- [SHORT PROBLEM]: Every line from the line containing "What matplotlib code" through the final line below is to be repeated exactly; no other line is.

===============

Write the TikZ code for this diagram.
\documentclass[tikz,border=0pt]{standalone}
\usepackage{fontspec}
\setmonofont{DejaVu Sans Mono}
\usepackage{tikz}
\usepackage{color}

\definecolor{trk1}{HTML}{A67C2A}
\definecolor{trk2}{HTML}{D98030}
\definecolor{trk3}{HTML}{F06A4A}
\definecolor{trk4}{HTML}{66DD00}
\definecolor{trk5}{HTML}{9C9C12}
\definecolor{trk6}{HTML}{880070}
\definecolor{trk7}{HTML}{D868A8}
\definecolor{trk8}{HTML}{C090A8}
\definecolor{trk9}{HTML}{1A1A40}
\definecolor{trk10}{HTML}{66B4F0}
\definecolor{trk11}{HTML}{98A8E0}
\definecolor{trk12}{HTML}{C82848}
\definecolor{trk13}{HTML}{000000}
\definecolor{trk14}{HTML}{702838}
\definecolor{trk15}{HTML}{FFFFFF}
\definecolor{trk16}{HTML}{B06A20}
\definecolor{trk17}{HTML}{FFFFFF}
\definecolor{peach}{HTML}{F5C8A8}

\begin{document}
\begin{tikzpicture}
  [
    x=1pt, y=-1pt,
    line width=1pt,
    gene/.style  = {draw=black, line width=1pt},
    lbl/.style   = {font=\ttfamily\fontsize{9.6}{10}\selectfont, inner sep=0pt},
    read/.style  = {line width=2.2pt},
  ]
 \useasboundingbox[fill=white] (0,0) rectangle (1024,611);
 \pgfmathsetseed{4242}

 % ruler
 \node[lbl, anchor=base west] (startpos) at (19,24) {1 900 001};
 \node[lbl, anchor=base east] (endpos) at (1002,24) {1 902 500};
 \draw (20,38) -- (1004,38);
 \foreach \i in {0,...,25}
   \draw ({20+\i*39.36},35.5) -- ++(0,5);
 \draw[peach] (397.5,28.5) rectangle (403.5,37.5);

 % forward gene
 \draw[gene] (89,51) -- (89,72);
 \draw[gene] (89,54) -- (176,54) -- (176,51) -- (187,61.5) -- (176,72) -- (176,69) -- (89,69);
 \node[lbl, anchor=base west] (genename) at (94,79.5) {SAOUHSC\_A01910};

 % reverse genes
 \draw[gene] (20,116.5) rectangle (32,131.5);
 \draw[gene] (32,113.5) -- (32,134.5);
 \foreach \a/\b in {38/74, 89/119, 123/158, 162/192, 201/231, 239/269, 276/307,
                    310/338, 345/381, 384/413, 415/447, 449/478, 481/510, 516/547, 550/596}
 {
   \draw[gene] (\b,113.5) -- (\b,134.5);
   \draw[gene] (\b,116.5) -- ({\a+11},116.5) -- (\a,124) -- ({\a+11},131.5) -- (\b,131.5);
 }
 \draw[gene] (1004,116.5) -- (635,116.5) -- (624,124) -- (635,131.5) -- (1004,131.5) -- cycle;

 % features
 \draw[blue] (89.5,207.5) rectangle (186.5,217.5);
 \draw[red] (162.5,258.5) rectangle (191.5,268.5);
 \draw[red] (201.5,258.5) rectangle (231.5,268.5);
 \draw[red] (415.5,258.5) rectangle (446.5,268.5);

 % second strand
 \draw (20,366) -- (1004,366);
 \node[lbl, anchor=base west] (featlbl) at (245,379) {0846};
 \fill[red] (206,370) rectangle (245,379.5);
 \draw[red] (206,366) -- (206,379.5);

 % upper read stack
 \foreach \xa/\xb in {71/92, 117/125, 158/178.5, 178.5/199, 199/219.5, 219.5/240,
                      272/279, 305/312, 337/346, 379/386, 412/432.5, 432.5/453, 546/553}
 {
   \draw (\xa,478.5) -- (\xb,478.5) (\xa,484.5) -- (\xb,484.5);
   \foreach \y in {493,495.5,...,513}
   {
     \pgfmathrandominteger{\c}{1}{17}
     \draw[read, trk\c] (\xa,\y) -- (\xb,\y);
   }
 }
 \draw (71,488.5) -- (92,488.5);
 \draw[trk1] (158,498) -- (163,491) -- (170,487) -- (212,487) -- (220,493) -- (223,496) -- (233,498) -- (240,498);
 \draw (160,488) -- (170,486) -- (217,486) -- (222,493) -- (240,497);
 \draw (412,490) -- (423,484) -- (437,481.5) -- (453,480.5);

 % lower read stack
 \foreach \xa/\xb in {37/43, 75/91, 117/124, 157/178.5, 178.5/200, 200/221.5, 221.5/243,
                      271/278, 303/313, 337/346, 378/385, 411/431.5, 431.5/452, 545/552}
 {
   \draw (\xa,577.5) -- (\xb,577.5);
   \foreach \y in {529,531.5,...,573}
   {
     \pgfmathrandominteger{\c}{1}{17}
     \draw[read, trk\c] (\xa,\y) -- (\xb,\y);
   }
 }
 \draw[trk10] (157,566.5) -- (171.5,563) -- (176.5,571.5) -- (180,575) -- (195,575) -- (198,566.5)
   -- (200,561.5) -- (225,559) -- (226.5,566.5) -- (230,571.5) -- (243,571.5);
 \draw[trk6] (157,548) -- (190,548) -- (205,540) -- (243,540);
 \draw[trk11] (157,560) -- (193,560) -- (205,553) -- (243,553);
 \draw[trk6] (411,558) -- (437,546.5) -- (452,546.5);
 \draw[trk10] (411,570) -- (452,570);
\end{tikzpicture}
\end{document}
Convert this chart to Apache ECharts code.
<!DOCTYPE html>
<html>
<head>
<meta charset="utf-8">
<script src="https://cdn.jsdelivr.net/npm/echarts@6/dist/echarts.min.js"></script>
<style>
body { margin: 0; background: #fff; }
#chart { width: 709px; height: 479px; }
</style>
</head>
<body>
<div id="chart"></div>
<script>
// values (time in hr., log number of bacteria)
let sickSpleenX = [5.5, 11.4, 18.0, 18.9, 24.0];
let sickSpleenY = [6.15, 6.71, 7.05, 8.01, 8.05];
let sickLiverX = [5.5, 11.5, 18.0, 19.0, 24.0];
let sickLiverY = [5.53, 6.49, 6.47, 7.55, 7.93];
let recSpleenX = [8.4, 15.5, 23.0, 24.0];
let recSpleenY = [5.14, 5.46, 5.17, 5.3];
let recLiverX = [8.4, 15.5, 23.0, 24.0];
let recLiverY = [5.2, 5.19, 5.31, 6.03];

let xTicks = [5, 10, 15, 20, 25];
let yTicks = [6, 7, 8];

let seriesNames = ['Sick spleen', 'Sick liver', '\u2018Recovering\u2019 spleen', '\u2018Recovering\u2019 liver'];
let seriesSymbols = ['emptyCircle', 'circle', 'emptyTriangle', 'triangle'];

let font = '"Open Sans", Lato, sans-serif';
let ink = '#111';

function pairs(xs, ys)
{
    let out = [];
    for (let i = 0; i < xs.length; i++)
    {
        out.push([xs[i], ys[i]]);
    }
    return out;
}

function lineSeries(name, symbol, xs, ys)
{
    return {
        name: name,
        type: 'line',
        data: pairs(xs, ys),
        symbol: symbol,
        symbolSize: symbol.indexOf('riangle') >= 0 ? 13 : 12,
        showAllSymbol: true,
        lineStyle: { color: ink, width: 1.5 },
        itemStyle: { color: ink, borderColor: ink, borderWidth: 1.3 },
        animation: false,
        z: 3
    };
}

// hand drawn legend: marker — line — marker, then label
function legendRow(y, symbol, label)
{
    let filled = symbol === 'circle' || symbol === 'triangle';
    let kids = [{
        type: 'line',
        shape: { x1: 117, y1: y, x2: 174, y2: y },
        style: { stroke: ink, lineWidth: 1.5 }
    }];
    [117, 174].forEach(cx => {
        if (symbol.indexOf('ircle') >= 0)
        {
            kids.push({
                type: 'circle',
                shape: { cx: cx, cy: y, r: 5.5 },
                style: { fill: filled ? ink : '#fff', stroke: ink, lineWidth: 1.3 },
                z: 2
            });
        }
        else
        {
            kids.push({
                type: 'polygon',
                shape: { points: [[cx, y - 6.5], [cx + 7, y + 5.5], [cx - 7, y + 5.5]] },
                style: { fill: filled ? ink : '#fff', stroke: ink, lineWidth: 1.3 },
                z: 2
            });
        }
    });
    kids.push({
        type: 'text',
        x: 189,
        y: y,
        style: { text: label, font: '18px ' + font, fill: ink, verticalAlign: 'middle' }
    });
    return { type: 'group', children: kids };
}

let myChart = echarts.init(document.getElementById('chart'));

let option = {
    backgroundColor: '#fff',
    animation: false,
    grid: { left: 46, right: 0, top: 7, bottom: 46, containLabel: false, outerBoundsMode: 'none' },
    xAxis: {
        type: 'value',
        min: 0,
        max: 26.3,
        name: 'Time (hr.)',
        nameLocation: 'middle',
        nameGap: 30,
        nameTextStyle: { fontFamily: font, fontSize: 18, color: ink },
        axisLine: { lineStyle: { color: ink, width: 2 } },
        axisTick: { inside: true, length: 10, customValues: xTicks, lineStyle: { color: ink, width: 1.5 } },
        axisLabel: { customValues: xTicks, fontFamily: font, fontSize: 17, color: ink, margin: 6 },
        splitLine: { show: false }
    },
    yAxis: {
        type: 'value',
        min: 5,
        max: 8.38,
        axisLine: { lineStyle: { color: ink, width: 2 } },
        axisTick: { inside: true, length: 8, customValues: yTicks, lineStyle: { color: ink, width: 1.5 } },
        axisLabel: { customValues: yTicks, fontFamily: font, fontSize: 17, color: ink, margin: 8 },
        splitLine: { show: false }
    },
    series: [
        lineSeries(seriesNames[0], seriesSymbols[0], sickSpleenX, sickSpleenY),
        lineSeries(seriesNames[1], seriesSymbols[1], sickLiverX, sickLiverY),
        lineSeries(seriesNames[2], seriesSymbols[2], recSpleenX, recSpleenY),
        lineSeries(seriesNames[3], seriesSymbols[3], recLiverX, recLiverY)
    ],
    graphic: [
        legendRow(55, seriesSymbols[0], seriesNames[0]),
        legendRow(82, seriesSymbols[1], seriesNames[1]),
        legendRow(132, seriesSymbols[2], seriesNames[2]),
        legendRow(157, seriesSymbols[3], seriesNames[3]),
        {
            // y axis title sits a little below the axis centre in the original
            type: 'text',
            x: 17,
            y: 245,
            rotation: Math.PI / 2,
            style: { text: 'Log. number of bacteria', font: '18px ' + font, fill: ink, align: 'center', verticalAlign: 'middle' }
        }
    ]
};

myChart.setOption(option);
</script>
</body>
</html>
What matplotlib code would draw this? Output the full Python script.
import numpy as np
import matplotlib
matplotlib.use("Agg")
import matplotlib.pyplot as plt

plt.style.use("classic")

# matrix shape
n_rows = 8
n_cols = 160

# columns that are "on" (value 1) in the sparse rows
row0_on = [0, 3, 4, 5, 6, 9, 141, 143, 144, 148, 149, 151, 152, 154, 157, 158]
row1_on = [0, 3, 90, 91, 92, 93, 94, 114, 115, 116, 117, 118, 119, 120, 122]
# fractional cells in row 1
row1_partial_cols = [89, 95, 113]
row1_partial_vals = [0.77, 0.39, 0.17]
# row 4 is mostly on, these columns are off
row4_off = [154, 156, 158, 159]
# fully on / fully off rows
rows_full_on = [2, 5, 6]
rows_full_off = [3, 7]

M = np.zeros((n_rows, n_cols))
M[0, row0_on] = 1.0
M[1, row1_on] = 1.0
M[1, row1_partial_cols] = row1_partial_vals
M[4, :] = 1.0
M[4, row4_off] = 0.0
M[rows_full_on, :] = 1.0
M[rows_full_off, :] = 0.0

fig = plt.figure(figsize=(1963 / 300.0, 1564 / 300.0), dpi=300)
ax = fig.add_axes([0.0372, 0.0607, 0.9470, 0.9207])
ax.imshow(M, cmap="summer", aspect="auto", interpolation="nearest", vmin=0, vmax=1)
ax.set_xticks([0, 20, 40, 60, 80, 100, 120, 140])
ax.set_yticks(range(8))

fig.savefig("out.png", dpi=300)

===============

- [RESPONSE TO THE EXERCISE]:
What matplotlib code would draw this? Output the full Python script.
import numpy as np
import matplotlib
matplotlib.use("Agg")
import matplotlib.pyplot as plt

plt.style.use("classic")

# matrix shape
n_rows = 8
n_cols = 160

# columns that are "on" (value 1) in the sparse rows
row0_on = [0, 3, 4, 5, 6, 9, 141, 143, 144, 148, 149, 151, 152, 154, 157, 158]
row1_on = [0, 3, 90, 91, 92, 93, 94, 114, 115, 116, 117, 118, 119, 120, 122]
# fractional cells in row 1
row1_partial_cols = [89, 95, 113]
row1_partial_vals = [0.77, 0.39, 0.17]
# row 4 is mostly on, these columns are off
row4_off = [154, 156, 158, 159]
# fully on / fully off rows
rows_full_on = [2, 5, 6]
rows_full_off = [3, 7]

M = np.zeros((n_rows, n_cols))
M[0, row0_on] = 1.0
M[1, row1_on] = 1.0
M[1, row1_partial_cols] = row1_partial_vals
M[4, :] = 1.0
M[4, row4_off] = 0.0
M[rows_full_on, :] = 1.0
M[rows_full_off, :] = 0.0

fig = plt.figure(figsize=(1963 / 300.0, 1564 / 300.0), dpi=300)
ax = fig.add_axes([0.0372, 0.0607, 0.9470, 0.9207])
ax.imshow(M, cmap="summer", aspect="auto", interpolation="nearest", vmin=0, vmax=1)
ax.set_xticks([0, 20, 40, 60, 80, 100, 120, 140])
ax.set_yticks(range(8))

fig.savefig("out.png", dpi=300)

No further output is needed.